Trentasette. A leggerlo ci vuole un attimo ma, una volta appreso quale conto si nasconde dietro a questo numero, la voce tradisce qualche titubanza. Si tratta del numero di donne uccise in Italia dall’inizio dell’anno per aver detto “no” al proprio partner. Continuando a questo ritmo si potrebbero superare le 150 uccisioni in un anno. Colpisce il dato, che preso nella sua disarmante inconfutabilità proietta in un mondo che forse pensavamo sepolto, passato. E smaschera definitivamente il vero sesso debole della coppia, l’uomo. L’uomo che non sa accettare il rifiuto e risponde con la violenza, con l’annientamento dell’altro e quindi con la rimozione del problema.

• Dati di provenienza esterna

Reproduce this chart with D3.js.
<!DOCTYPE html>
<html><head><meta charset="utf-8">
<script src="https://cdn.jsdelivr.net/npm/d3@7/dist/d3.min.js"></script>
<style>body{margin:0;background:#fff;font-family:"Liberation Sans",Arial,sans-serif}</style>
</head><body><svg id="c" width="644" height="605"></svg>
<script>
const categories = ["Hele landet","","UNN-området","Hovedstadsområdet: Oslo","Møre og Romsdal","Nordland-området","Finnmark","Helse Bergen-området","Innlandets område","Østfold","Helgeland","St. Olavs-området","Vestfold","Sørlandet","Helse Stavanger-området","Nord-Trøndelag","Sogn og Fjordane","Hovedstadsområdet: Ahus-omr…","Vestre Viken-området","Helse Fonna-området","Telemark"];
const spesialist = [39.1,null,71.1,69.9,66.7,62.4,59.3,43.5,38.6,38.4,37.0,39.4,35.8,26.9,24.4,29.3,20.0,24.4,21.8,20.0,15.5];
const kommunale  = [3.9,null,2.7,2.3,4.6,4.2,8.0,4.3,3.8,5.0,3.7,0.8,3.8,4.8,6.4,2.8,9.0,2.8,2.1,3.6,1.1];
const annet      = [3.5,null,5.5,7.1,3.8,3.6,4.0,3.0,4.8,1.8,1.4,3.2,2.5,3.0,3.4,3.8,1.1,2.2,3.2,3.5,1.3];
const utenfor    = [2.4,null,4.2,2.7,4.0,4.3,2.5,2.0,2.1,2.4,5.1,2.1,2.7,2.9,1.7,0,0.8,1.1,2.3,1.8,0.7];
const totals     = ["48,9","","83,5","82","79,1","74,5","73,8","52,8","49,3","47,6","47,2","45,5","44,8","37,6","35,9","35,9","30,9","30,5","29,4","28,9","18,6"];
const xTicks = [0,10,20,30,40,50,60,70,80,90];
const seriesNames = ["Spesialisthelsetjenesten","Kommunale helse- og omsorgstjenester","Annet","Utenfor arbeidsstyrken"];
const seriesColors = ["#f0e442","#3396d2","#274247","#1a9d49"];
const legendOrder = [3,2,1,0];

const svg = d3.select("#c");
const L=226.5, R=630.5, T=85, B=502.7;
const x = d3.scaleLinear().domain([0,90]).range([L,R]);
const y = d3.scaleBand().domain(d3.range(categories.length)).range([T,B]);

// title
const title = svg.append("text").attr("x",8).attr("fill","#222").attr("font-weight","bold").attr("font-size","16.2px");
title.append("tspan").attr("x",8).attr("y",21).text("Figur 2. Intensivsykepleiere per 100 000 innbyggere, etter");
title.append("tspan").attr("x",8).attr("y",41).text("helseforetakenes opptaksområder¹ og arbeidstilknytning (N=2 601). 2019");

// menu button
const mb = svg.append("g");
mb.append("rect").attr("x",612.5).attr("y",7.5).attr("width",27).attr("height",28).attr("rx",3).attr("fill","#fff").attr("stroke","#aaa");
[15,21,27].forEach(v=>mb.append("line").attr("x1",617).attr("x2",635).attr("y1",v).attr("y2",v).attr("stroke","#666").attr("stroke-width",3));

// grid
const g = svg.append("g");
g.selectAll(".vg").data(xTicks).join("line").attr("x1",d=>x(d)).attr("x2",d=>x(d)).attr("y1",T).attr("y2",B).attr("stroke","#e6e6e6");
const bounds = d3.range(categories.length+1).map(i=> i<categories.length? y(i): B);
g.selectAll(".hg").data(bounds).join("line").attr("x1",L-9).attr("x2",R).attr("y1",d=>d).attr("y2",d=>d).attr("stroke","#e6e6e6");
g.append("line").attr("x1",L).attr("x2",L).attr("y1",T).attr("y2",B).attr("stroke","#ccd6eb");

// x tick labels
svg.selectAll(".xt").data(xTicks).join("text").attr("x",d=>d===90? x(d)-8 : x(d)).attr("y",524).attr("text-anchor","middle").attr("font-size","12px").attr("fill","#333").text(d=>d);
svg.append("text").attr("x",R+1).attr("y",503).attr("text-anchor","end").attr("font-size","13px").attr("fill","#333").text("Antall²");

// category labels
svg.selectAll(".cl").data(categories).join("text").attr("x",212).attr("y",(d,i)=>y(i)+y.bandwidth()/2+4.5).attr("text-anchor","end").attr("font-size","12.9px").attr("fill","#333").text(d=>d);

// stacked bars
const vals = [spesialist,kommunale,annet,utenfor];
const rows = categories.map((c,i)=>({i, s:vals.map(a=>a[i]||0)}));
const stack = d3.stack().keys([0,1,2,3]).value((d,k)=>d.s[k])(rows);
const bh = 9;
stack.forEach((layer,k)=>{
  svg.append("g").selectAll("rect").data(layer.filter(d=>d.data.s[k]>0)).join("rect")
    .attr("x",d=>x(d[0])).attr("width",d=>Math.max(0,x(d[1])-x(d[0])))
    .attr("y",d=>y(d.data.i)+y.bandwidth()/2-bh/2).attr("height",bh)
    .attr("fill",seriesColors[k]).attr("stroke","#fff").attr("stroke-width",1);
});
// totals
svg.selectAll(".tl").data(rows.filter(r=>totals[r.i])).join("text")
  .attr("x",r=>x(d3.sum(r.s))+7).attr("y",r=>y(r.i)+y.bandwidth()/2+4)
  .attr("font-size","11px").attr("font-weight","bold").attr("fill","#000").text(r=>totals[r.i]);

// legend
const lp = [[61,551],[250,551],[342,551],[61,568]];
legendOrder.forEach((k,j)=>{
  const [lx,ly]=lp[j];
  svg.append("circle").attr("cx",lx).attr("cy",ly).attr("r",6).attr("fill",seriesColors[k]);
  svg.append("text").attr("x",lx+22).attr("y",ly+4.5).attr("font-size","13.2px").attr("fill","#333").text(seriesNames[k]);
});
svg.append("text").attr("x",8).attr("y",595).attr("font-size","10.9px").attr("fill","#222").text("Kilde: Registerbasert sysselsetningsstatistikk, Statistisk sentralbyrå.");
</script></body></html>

Apprendiamo la notizia dal blog di Lidia Ravera sul Fatto quotidiano, e proprio da quella pagina emerge un’altra questione che lascia perplessi, ossia leggere i commenti all’articolo, molti dei quali (tutti inoltrati da lettori uomini) puntano a minimizzare, sostenendo che Ravera «vede uomini-mostro ovunque», e che quindi dovrebbe «farsi qualche seduta da uno bravo». Anche qui, il meccanismo di rimozione è evidente. Ci piacerebbe che la scrittrice si sbagliasse, che esagerasse, che facesse emergere lo spaccato di un’Italia immaginaria, frutto di una macabra messa in scena giornalistica.

E invece non è così, e lo prova anche lo studio della “Casa delle donne” di Bologna, che ha stilato il rapporto “Uomini che uccidono le donne. Indagine sul femicidio in Italia. I dati del 2011”. “Femicidio” è un termine introdotto dai centri di assistenza alle donne vittime di violenza, e sempre più si sta diffondendo per descrivere in maniera precisa il fenomeno. «La mancanza di qualsiasi iniziativa -si legge nell’introduzione-, tanto di ricerca che di prevenzione sul femicidio, riscontrabile nel panorama italiano, ha evidentemente a che fare con la scarsa consapevolezza e il disinteresse nei confronti del più vasto tema della violenza di genere, di cui il femicidio rappresenta l’espressione estrema e spesso la sola visibile. Un senso comune diffuso, che porta frequentemente a rifiutare il tema della violenza o a rappresentarla come qualcosa d’altro da sé, che non appartiene alla nostra cultura, ma che semmai ha a che fare con l’arretratezza di altre comunità, o ancora a negarla, minimizzarla».

120 sono i femicidi registrati nel 2011. Un numero probabilmente sottostimato, dato che si basa esclusivamente sulla raccolta di notizie prese dalla stampa nazionale e locale. La stessa stampa che spesso individua in “raptus”, accessi di gelosia, conflittualità di coppia le cause dei delitti, strappandoli di fatto dal contesto sociale che vi sta attorno e cacciandoli nell’alveo della perdita di lucidità momentanea, dell’attimo di follia, o della mascalzonata di un poco di buono. E invece la società deve farsi carico di questi atti, che ne sono espressione tanto quanto i delitti di mafia, la violenza minorile, il bullismo. «La riconduzione del femicido a una sfera intima e privata è tanto pericolosa per la sua esatta comprensione e contrasto, quanto facile perché deresponsabilizza chi non è dentro la relazione, istituzioni incluse, pertanto non è accettabile». Ecco perché, prima di scrivere certi commenti, bisognerebbe pensare che anche tra le parole si nascondono uomini-mostro.